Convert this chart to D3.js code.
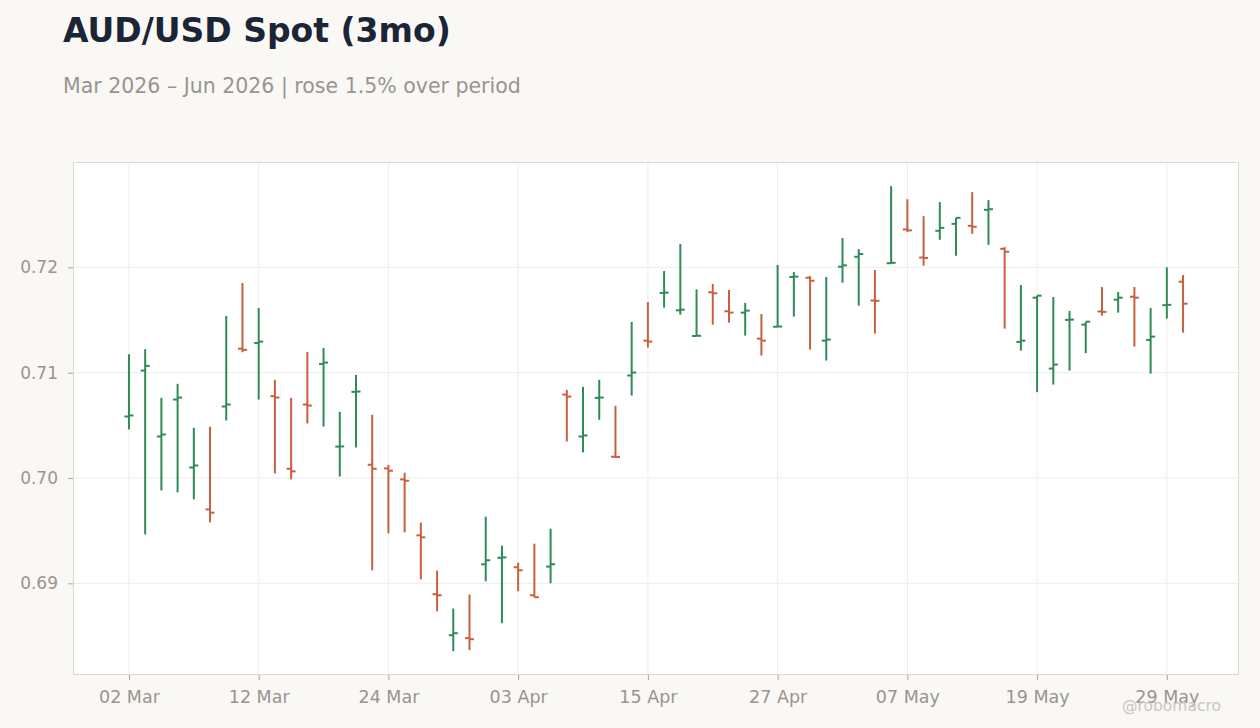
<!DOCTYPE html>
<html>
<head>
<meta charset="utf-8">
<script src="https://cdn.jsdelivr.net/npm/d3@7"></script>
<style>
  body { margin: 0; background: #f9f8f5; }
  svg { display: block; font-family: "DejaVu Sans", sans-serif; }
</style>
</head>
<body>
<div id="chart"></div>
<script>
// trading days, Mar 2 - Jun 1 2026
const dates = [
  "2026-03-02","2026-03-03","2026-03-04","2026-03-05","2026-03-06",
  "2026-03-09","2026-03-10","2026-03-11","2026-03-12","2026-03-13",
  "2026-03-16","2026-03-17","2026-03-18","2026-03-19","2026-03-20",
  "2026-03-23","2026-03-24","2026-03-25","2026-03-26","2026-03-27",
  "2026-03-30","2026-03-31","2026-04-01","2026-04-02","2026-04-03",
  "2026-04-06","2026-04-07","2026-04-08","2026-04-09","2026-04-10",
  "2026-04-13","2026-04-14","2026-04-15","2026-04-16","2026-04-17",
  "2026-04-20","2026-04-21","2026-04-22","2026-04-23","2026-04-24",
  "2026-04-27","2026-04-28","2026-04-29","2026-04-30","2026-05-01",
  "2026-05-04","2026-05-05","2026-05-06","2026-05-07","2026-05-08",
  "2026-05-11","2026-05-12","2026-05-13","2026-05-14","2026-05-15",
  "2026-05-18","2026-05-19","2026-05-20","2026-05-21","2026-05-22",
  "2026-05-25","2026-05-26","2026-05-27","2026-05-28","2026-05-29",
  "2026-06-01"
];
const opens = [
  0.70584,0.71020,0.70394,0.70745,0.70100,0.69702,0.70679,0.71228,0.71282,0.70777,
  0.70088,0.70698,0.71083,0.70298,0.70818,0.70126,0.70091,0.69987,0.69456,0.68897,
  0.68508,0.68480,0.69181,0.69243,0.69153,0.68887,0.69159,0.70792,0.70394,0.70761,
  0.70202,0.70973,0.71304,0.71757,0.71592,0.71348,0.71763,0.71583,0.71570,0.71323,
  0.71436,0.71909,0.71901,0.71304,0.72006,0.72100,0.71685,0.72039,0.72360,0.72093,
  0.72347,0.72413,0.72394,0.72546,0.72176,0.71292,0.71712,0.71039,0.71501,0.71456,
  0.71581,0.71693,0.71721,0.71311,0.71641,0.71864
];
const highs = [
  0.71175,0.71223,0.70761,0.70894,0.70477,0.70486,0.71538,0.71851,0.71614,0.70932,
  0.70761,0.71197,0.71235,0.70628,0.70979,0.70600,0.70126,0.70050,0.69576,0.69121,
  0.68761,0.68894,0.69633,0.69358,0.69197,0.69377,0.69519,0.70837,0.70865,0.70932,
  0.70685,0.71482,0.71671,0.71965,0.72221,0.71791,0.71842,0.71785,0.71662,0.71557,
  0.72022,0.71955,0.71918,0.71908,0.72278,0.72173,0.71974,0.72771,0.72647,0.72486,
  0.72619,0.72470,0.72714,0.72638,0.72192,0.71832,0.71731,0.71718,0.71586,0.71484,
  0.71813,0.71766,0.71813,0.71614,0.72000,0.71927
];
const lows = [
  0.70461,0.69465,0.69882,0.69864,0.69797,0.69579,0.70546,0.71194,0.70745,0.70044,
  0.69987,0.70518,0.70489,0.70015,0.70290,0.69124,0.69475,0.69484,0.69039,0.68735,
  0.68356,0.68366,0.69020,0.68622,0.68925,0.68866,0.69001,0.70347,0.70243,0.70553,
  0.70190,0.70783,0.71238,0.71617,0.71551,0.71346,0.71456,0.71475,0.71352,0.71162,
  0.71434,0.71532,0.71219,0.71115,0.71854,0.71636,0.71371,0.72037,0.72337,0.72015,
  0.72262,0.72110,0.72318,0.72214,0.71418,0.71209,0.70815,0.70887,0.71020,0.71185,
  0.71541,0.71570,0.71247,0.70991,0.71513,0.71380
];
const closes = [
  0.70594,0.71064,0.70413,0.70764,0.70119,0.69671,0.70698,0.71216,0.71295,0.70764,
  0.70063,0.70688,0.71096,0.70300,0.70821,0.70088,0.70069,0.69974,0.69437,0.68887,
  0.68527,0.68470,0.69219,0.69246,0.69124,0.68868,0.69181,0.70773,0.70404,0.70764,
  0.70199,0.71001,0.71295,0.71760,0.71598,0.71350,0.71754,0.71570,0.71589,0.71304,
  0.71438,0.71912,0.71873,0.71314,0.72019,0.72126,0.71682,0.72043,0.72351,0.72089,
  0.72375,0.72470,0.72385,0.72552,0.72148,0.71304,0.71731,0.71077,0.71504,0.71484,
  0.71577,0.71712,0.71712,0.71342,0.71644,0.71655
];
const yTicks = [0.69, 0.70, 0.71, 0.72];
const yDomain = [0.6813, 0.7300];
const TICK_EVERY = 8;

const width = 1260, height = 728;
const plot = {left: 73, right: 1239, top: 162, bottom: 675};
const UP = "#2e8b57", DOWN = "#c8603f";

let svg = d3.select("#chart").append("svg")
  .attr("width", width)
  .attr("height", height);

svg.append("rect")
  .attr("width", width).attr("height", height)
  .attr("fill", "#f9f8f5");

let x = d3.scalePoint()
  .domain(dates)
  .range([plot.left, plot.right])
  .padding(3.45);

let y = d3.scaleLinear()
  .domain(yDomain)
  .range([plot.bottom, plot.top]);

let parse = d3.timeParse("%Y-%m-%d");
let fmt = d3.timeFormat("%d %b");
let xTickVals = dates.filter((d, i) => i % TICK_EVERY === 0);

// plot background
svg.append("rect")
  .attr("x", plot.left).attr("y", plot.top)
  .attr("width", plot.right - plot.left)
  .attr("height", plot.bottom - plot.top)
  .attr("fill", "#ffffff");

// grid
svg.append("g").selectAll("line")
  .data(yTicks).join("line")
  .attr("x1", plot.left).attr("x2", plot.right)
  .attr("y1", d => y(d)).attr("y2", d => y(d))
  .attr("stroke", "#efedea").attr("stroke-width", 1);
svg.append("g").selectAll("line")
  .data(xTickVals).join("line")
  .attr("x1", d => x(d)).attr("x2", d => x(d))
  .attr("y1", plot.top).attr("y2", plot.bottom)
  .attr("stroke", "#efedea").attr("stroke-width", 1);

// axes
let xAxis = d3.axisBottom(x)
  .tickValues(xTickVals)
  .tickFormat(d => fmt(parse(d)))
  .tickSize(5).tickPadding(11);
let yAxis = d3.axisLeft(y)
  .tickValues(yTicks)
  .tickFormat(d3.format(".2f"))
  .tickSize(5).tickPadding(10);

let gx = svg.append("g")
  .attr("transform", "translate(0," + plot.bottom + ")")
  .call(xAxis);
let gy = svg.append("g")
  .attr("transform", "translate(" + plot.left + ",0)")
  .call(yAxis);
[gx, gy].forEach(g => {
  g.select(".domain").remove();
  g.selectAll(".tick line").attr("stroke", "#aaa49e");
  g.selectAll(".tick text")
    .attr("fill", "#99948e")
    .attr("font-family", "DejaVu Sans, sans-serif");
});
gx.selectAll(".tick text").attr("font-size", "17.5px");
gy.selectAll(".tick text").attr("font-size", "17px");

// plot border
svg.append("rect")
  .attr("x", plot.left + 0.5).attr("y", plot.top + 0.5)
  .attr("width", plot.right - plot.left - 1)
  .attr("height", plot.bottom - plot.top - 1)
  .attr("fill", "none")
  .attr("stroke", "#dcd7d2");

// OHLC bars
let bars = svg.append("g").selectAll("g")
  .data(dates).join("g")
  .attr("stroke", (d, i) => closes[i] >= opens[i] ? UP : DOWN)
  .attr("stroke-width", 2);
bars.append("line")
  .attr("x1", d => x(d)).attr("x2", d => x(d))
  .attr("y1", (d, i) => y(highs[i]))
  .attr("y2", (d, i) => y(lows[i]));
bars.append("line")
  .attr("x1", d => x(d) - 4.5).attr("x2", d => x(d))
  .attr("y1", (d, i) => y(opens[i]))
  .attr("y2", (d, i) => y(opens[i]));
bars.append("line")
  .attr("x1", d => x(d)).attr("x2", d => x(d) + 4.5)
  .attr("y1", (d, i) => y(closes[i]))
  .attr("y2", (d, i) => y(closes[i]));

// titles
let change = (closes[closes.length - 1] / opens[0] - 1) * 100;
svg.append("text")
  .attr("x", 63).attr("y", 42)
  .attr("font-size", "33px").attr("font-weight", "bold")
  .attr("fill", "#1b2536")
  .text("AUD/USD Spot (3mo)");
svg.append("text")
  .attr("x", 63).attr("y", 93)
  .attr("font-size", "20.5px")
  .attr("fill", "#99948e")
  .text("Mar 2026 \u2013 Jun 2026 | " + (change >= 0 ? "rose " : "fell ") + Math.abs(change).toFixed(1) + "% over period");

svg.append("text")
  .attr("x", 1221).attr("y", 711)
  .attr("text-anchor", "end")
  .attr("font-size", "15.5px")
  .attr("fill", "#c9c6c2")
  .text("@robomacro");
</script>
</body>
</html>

== EXERCISE GOAL ==
Copy out the lines in which the string "chart" appears.

== TASK RESPONSE ==
Convert this chart to D3.js code.
<div id="chart"></div>
let svg = d3.select("#chart").append("svg")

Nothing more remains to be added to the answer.